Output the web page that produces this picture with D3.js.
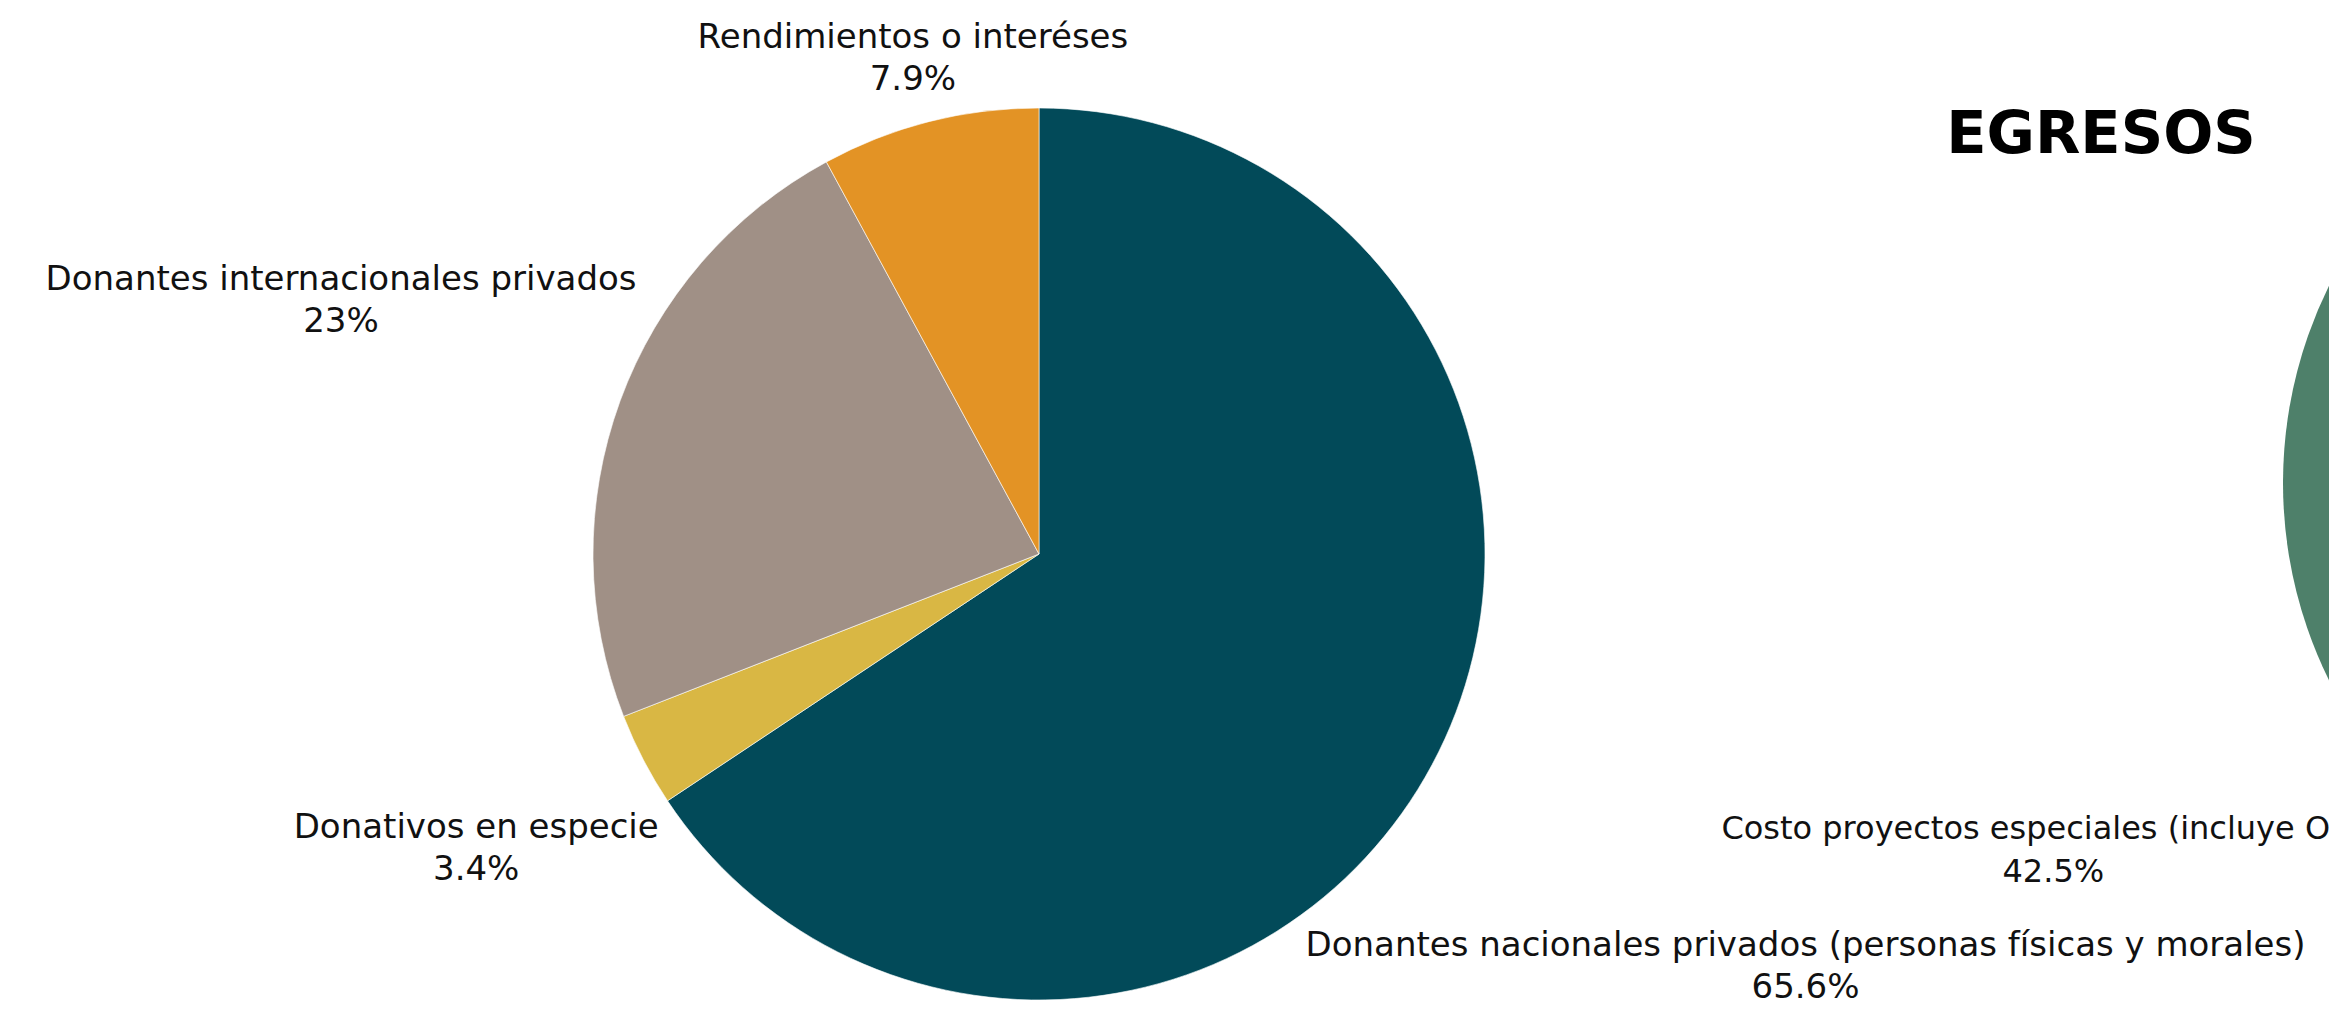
<!DOCTYPE html>
<html>
<head>
<meta charset="utf-8">
<script src="https://cdn.jsdelivr.net/npm/d3@7"></script>
<style>
  html, body { margin: 0; padding: 0; background: #ffffff; overflow: hidden; }
  svg { display: block; }
</style>
</head>
<body>
<svg id="chart" width="2329" height="1012"></svg>
<script>
// ---------------- DATA ----------------
const ingresosCategories = [
  "Donantes nacionales privados (personas físicas y morales)",
  "Donativos en especie",
  "Donantes internacionales privados",
  "Rendimientos o interéses"
];
const ingresosValues = [65.6, 3.4, 23, 7.9];
const ingresosLabels = ["65.6%", "3.4%", "23%", "7.9%"];
const ingresosColors = ["#024a59", "#d9b744", "#a09086", "#e39325"];

const egresosTitle = "EGRESOS";
const egresosCategories = [
  "Costo proyectos especiales (incluye OSC)",
  "Otros egresos"
];
const egresosValues = [42.5, 57.5];
const egresosLabels = ["42.5%", ""];
const egresosColors = ["#4e806a", "#c9c9c9"];

// ---------------- LAYOUT ----------------
const svg = d3.select("#chart");
const FONT = "'DejaVu Sans', 'Noto Sans', sans-serif";

function placeLabels(g, arcs, cats, labels, r, gap, fontSize, lineGap, onlyIdx) {
  arcs.forEach((a, i) => {
    if (onlyIdx && !onlyIdx.includes(i)) return;
    const mid = (a.startAngle + a.endAngle) / 2;
    const ux = Math.sin(mid), uy = -Math.cos(mid);
    const lg = g.append("g");
    lg.append("text").attr("text-anchor", "middle").attr("y", 0)
      .style("font-family", FONT).style("font-size", fontSize + "px").attr("fill", "#111")
      .text(cats[i]);
    lg.append("text").attr("text-anchor", "middle").attr("y", lineGap)
      .style("font-family", FONT).style("font-size", fontSize + "px").attr("fill", "#111")
      .text(labels[i]);
    const bb = lg.node().getBBox();
    const hw = bb.width / 2, hh = bb.height / 2;
    const ox = bb.x + hw, oy = bb.y + hh;
    const dist = d => {
      const x = ux * d, y = uy * d;
      const dx = Math.max(Math.abs(x) - hw, 0), dy = Math.max(Math.abs(y) - hh, 0);
      return Math.hypot(dx, dy);
    };
    let lo = 0, hi = 3000;
    for (let k = 0; k < 60; k++) {
      const m = (lo + hi) / 2;
      if (dist(m) < r + gap) lo = m; else hi = m;
    }
    const cx = ux * hi, cy = uy * hi;
    lg.attr("transform", `translate(${cx - ox},${cy - oy})`);
  });
}

// ---- Ingresos pie ----
const R1 = 446;
const g1 = svg.append("g").attr("transform", "translate(1039,554)");
const pie1 = d3.pie().sort(null).value(d => d)(ingresosValues);
const arc1 = d3.arc().innerRadius(0).outerRadius(R1);
g1.selectAll("path").data(pie1).join("path")
  .attr("d", arc1)
  .attr("fill", (d, i) => ingresosColors[i])
  .attr("stroke", "#ffffff").attr("stroke-width", 1).attr("stroke-opacity", 0.6);
placeLabels(g1, pie1, ingresosCategories, ingresosLabels, R1, 10, 34, 42);

// ---- Egresos pie (mostly outside the visible frame) ----
const R2 = 446;
const g2 = svg.append("g").attr("transform", "translate(2729,483)");
const startA = (165 / 180) * Math.PI;
const pie2 = d3.pie().sort(null).value(d => d)
  .startAngle(startA).endAngle(startA + 2 * Math.PI)(egresosValues);
const arc2 = d3.arc().innerRadius(0).outerRadius(R2);
g2.selectAll("path").data(pie2).join("path")
  .attr("d", arc2)
  .attr("fill", (d, i) => egresosColors[i]);
placeLabels(g2, pie2, egresosCategories, egresosLabels, R2, 28, 32, 43, [0]);

svg.append("text")
  .attr("x", 2101).attr("y", 153)
  .attr("text-anchor", "middle")
  .style("font-family", "'DejaVu Sans', sans-serif")
  .style("font-weight", "bold")
  .style("font-size", "59px")
  .attr("fill", "#000")
  .text(egresosTitle);
</script>
</body>
</html>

■ **Problem details**:
Copy out each line word for word, please, skipping the images.

■ **Result of this exercise**:
Output the web page that produces this picture with D3.js.
<!DOCTYPE html>
<html>
<head>
<meta charset="utf-8">
<script src="https://cdn.jsdelivr.net/npm/d3@7"></script>
<style>
  html, body { margin: 0; padding: 0; background: #ffffff; overflow: hidden; }
  svg { display: block; }
</style>
</head>
<body>
<svg id="chart" width="2329" height="1012"></svg>
<script>
// ---------------- DATA ----------------
const ingresosCategories = [
  "Donantes nacionales privados (personas físicas y morales)",
  "Donativos en especie",
  "Donantes internacionales privados",
  "Rendimientos o interéses"
];
const ingresosValues = [65.6, 3.4, 23, 7.9];
const ingresosLabels = ["65.6%", "3.4%", "23%", "7.9%"];
const ingresosColors = ["#024a59", "#d9b744", "#a09086", "#e39325"];

const egresosTitle = "EGRESOS";
const egresosCategories = [
  "Costo proyectos especiales (incluye OSC)",
  "Otros egresos"
];
const egresosValues = [42.5, 57.5];
const egresosLabels = ["42.5%", ""];
const egresosColors = ["#4e806a", "#c9c9c9"];

// ---------------- LAYOUT ----------------
const svg = d3.select("#chart");
const FONT = "'DejaVu Sans', 'Noto Sans', sans-serif";

function placeLabels(g, arcs, cats, labels, r, gap, fontSize, lineGap, onlyIdx) {
  arcs.forEach((a, i) => {
    if (onlyIdx && !onlyIdx.includes(i)) return;
    const mid = (a.startAngle + a.endAngle) / 2;
    const ux = Math.sin(mid), uy = -Math.cos(mid);
    const lg = g.append("g");
    lg.append("text").attr("text-anchor", "middle").attr("y", 0)
      .style("font-family", FONT).style("font-size", fontSize + "px").attr("fill", "#111")
      .text(cats[i]);
    lg.append("text").attr("text-anchor", "middle").attr("y", lineGap)
      .style("font-family", FONT).style("font-size", fontSize + "px").attr("fill", "#111")
      .text(labels[i]);
    const bb = lg.node().getBBox();
    const hw = bb.width / 2, hh = bb.height / 2;
    const ox = bb.x + hw, oy = bb.y + hh;
    const dist = d => {
      const x = ux * d, y = uy * d;
      const dx = Math.max(Math.abs(x) - hw, 0), dy = Math.max(Math.abs(y) - hh, 0);
      return Math.hypot(dx, dy);
    };
    let lo = 0, hi = 3000;
    for (let k = 0; k < 60; k++) {
      const m = (lo + hi) / 2;
      if (dist(m) < r + gap) lo = m; else hi = m;
    }
    const cx = ux * hi, cy = uy * hi;
    lg.attr("transform", `translate(${cx - ox},${cy - oy})`);
  });
}

// ---- Ingresos pie ----
const R1 = 446;
const g1 = svg.append("g").attr("transform", "translate(1039,554)");
const pie1 = d3.pie().sort(null).value(d => d)(ingresosValues);
const arc1 = d3.arc().innerRadius(0).outerRadius(R1);
g1.selectAll("path").data(pie1).join("path")
  .attr("d", arc1)
  .attr("fill", (d, i) => ingresosColors[i])
  .attr("stroke", "#ffffff").attr("stroke-width", 1).attr("stroke-opacity", 0.6);
placeLabels(g1, pie1, ingresosCategories, ingresosLabels, R1, 10, 34, 42);

// ---- Egresos pie (mostly outside the visible frame) ----
const R2 = 446;
const g2 = svg.append("g").attr("transform", "translate(2729,483)");
const startA = (165 / 180) * Math.PI;
const pie2 = d3.pie().sort(null).value(d => d)
  .startAngle(startA).endAngle(startA + 2 * Math.PI)(egresosValues);
const arc2 = d3.arc().innerRadius(0).outerRadius(R2);
g2.selectAll("path").data(pie2).join("path")
  .attr("d", arc2)
  .attr("fill", (d, i) => egresosColors[i]);
placeLabels(g2, pie2, egresosCategories, egresosLabels, R2, 28, 32, 43, [0]);

svg.append("text")
  .attr("x", 2101).attr("y", 153)
  .attr("text-anchor", "middle")
  .style("font-family", "'DejaVu Sans', sans-serif")
  .style("font-weight", "bold")
  .style("font-size", "59px")
  .attr("fill", "#000")
  .text(egresosTitle);
</script>
</body>
</html>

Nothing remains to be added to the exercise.